Text Box:   American Writers 1
  Greg Kinzer
  MWF     9:00 - 9:50
  Reg. No.  151024
Text Box: 241
Text Box: Today, we take the “separation of church and state” as a matter of course and think of theology as having nothing to do with science, but in the early centuries of American literature, science and religion were inextricably bound, marrying a deep sense of awe and mystery to a scientific attention to detail.  This course will survey American writing from the first contacts with the new world to the Civil War.  Through a variety of texts—including sermons, captivity narratives, letters, autobiographies, novels, short stories, and poems—we will examine these writers’ shifting attitudes toward religion and science, as they are revealing of America’s changing political atmosphere and social values.  We will begin with the early colonial writing of John Winthrop’s “A Model of Christian Charity,” Mary Rowlandson’s A Narrative of the Captivity and Restoration of Mrs.
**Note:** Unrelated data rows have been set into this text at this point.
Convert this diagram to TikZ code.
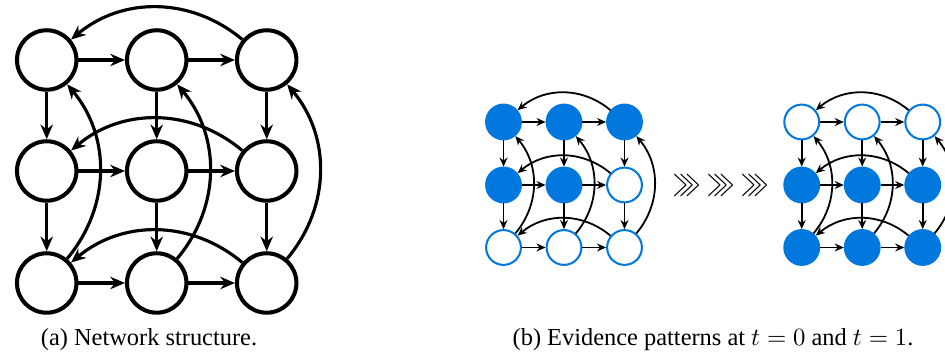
\documentclass[tikz,border=0pt]{standalone}
\usepackage{amssymb}
\usepackage{amsmath}
\usepackage{fontspec}
\setmainfont{Liberation Serif}
\usetikzlibrary{arrows.meta}

\definecolor{evblue}{RGB}{0,120,222}

\tikzset{
  bignode/.style={circle, draw=black, line width=1.8pt, fill=white, minimum size=26.3pt, inner sep=0pt},
  bigedge/.style={-{Stealth[length=6.5pt,width=5.5pt]}, line width=1.4pt},
  onnode/.style={circle, draw=evblue, fill=evblue, line width=0.9pt, minimum size=15.4pt, inner sep=0pt},
  offnode/.style={circle, draw=evblue, fill=white, line width=0.9pt, minimum size=15.4pt, inner sep=0pt},
  smalledge/.style={-{Stealth[length=4pt,width=3.5pt]}, line width=0.8pt},
  caption/.style={font=\fontsize{10.8}{13}\selectfont},
}

\begin{document}
\begin{tikzpicture}[x=0.4425pt,y=0.4425pt]
\useasboundingbox (0,0) rectangle (945,357);

% network structure
\node[bignode] (a11) at (46.7,297) {};
\node[bignode] (a12) at (156.7,297) {};
\node[bignode] (a13) at (266.7,297) {};
\node[bignode] (a21) at (46.7,186) {};
\node[bignode] (a22) at (156.7,186) {};
\node[bignode] (a23) at (266.7,186) {};
\node[bignode] (a31) at (46.7,74) {};
\node[bignode] (a32) at (156.7,74) {};
\node[bignode] (a33) at (266.7,74) {};

% evidence at t=0
\node[onnode] (b11) at (503.5,235) {};
\node[onnode] (b12) at (564,235) {};
\node[onnode] (b13) at (624.5,235) {};
\node[onnode] (b21) at (503.5,172) {};
\node[onnode] (b22) at (564,172) {};
\node[offnode] (b23) at (624.5,172) {};
\node[offnode] (b31) at (503.5,109.5) {};
\node[offnode] (b32) at (564,109.5) {};
\node[offnode] (b33) at (624.5,109.5) {};

% evidence at t=1
\node[offnode] (c11) at (801.7,235) {};
\node[offnode] (c12) at (862.2,235) {};
\node[offnode] (c13) at (922.7,235) {};
\node[onnode] (c21) at (801.7,172) {};
\node[onnode] (c22) at (862.2,172) {};
\node[onnode] (c23) at (922.7,172) {};
\node[onnode] (c31) at (801.7,109.5) {};
\node[onnode] (c32) at (862.2,109.5) {};
\node[onnode] (c33) at (922.7,109.5) {};

% same edges in all three grids
\foreach \g/\s in {a/bigedge, b/smalledge, c/smalledge} {
  \foreach \r in {1,2,3} {
    \draw[\s] (\g\r1) -- (\g\r2);
    \draw[\s] (\g\r2) -- (\g\r3);
    \draw[\s] (\g1\r) -- (\g2\r);
    \draw[\s] (\g2\r) -- (\g3\r);
    \draw[\s] (\g\r3) to[bend right=40] (\g\r1);
    \draw[\s] (\g3\r) to[bend right=40] (\g1\r);
  }
}

% time steps between the two patterns
\node (step1) at (687.5,172) {\scalebox{0.9}[1.6]{$\ggg$}};
\node (step2) at (721.5,172) {\scalebox{0.9}[1.6]{$\ggg$}};
\node (step3) at (755,172) {\scalebox{0.9}[1.6]{$\ggg$}};

\node[caption] (capa) at (149,17) {(a) Network structure.};
\node[caption] (capb) at (713,17) {(b) Evidence patterns at $t=0$ and $t=1$.};
\end{tikzpicture}
\end{document}
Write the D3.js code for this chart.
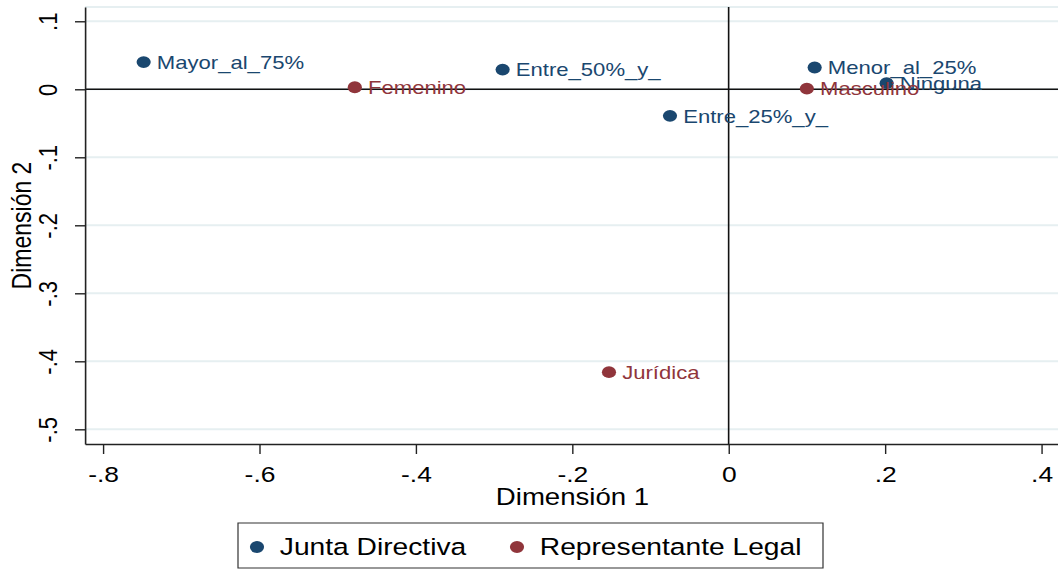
<!DOCTYPE html>
<html>
<head>
<meta charset="utf-8">
<script src="https://cdn.jsdelivr.net/npm/d3@7"></script>
<style>
  body { margin: 0; background: #fff; }
  svg { display: block; font-family: "Liberation Sans", Arial, sans-serif; }
</style>
</head>
<body>
<div id="chart"></div>
<script>
// series: Junta Directiva
const juntaLabels = ['Mayor_al_75%', 'Entre_50%_y_', 'Entre_25%_y_', 'Menor_al_25%', 'Ninguna'];
const juntaDim1 = [-0.748, -0.289, -0.075, 0.110, 0.202];
const juntaDim2 = [0.040, 0.029, -0.039, 0.032, 0.009];
// series: Representante Legal
const repLabels = ['Femenino', 'Masculino', 'Jurídica'];
const repDim1 = [-0.478, 0.100, -0.153];
const repDim2 = [0.003, 0.001, -0.416];

const seriesNames = ['Junta Directiva', 'Representante Legal'];
const seriesColors = ['#1a476f', '#90353b'];
const xTicks = [-0.8, -0.6, -0.4, -0.2, 0, 0.2, 0.4];
const yTicks = [0.1, 0, -0.1, -0.2, -0.3, -0.4, -0.5];
const xTitle = 'Dimensión 1';
const yTitle = 'Dimensión 2';

const width = 1058, height = 569;
const k = 1.2; // picture is stretched horizontally
const plot = {left: 85 / k, right: 1060 / k, top: 7, bottom: 444};

const fmt = d => d === 0 ? '0' : d.toFixed(1).replace(/^(-?)0\./, '$1.');

const svg = d3.select('#chart').append('svg')
    .attr('width', width).attr('height', height);
svg.append('rect').attr('width', width).attr('height', height).attr('fill', '#fff');

const g = svg.append('g').attr('transform', `scale(${k},1)`);

const x = d3.scaleLinear().domain([-0.823, 0.4237]).range([plot.left, plot.right]);
const y = d3.scaleLinear().domain([0.121, -0.5216]).range([plot.top, plot.bottom]);

// grid lines and top border
g.append('g').selectAll('line')
  .data(yTicks.concat([y.invert(plot.top)]))
  .join('line')
    .attr('x1', plot.left).attr('x2', plot.right + 20)
    .attr('y1', d => y(d)).attr('y2', d => y(d))
    .attr('stroke', '#e6eff1')
    .attr('stroke-width', 2);

// reference lines at 0
g.append('line')
    .attr('x1', plot.left).attr('x2', plot.right + 20)
    .attr('y1', y(0)).attr('y2', y(0))
    .attr('stroke', '#111').attr('stroke-width', 1.6)
    .attr('vector-effect', 'non-scaling-stroke');
g.append('line')
    .attr('x1', x(0)).attr('x2', x(0))
    .attr('y1', plot.top).attr('y2', plot.bottom)
    .attr('stroke', '#111').attr('stroke-width', 1.6)
    .attr('vector-effect', 'non-scaling-stroke');

// axes
const gx = g.append('g')
    .attr('transform', `translate(0,${plot.bottom})`)
    .call(d3.axisBottom(x).tickValues(xTicks).tickFormat(fmt).tickSize(10).tickSizeOuter(0));
gx.selectAll('text')
    .attr('y', 38).attr('dy', 0)
    .style('font-size', '22px').attr('fill', '#000');

const gy = g.append('g')
    .attr('transform', `translate(${plot.left},0)`)
    .call(d3.axisLeft(y).tickValues(yTicks).tickFormat(fmt).tickSize(10 / k).tickSizeOuter(0));
gy.selectAll('text')
    .attr('transform', 'rotate(-90)')
    .attr('x', 0).attr('y', -(85 - 57) / k).attr('dy', 0)
    .attr('text-anchor', 'middle')
    .style('font-size', '22px').attr('fill', '#000');

[gx, gy].forEach(a => {
  a.select('.domain').attr('stroke', '#222').attr('stroke-width', 1.6)
    .attr('vector-effect', 'non-scaling-stroke');
  a.selectAll('.tick line').attr('stroke', '#222').attr('stroke-width', 1.4)
    .attr('vector-effect', 'non-scaling-stroke');
});

// axis titles
g.append('text')
    .attr('x', (plot.left + plot.right) / 2).attr('y', 505)
    .attr('text-anchor', 'middle')
    .style('font-size', '23px')
    .text(xTitle);
g.append('text')
    .attr('transform', `translate(${31 / k},${(plot.top + plot.bottom) / 2}) rotate(-90)`)
    .attr('text-anchor', 'middle')
    .style('font-size', '23px')
    .text(yTitle);

// points
const series = [
  {labels: juntaLabels, d1: juntaDim1, d2: juntaDim2},
  {labels: repLabels, d1: repDim1, d2: repDim2}
];
series.forEach((s, si) => {
  const pts = s.labels.map((l, i) => ({label: l, d1: s.d1[i], d2: s.d2[i]}));
  const sg = g.append('g');
  sg.selectAll('circle')
    .data(pts)
    .join('circle')
      .attr('cx', d => x(d.d1)).attr('cy', d => y(d.d2))
      .attr('r', 5.9)
      .attr('fill', seriesColors[si]);
  sg.selectAll('text')
    .data(pts)
    .join('text')
      .attr('x', d => x(d.d1) + 11)
      .attr('y', d => y(d.d2))
      .attr('dy', '0.37em')
      .style('font-size', '18.4px')
      .attr('fill', seriesColors[si])
      .text(d => d.label);
});

// legend
const lg = g.append('g');
lg.append('rect')
    .attr('x', 238 / k).attr('y', 523)
    .attr('width', (823 - 238) / k).attr('height', 45)
    .attr('fill', '#fff').attr('stroke', '#333').attr('stroke-width', 1.2)
    .attr('vector-effect', 'non-scaling-stroke');
const keyX = [257 / k, 517 / k];
seriesNames.forEach((name, i) => {
  lg.append('circle')
    .attr('cx', keyX[i]).attr('cy', 547)
    .attr('r', 5.9).attr('fill', seriesColors[i]);
  lg.append('text')
    .attr('x', keyX[i] + 19).attr('y', 555)
    .style('font-size', '23.5px')
    .text(name);
});
</script>
</body>
</html>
Mary Rowlandson, Roger Williams’s A Key into the Language of America, Anne Bradstreet’s “Contemplations,” and, somewhat latter, Cotton Mather’s The Wonders of the Invisible World.  We will then move to the 18th century “Enlightenment,” to consider the deeply religious Jonathan Edwards alongside the decidedly secular and practical Benjamin Franklin, both also men of science.  The 19th century saw a surge of literary activity which has been dubbed the “American Renaissance,” a time of reflection, reformation, and increasingly urgent questioning of women’s rights and slavery.  Here, we will read Hawthorne’s cautionary tale of science “The Birthmark” together with his attempts to grapple with America’s puritan past in “Young Goodman Brown” and The House of Seven Gables, and the gothic tales of Edgar Allan Poe.  In order to assess the rapidly changing social landscape of this period, we’ll read from Thoreau’s Walden, Margaret Fuller’s “The Great Lawsuit,” and Harriet Jacobs’s Incidents in the Life of a Slave Girl.  The course will conclude with an examination of new attempts at a synthesis, with the on-set of the Civil War, between the religious revivalism sweeping the country and important new developments in scientific thought (this is the period of Darwin’s The Origin of the Species) in the poems of Walt Whitman and Emily Dickinson.

Requirements: Careful reading, regular attendance, and active discussion is a must.  A mid-term exam, one short essay (4-5 pages) and one longer essay (8-10 pages).

Texts:  The Norton Anthology of American Literature, Vol. 1, 5th edition.
             Nathaniel Hawthorne, The House of Seven Gables.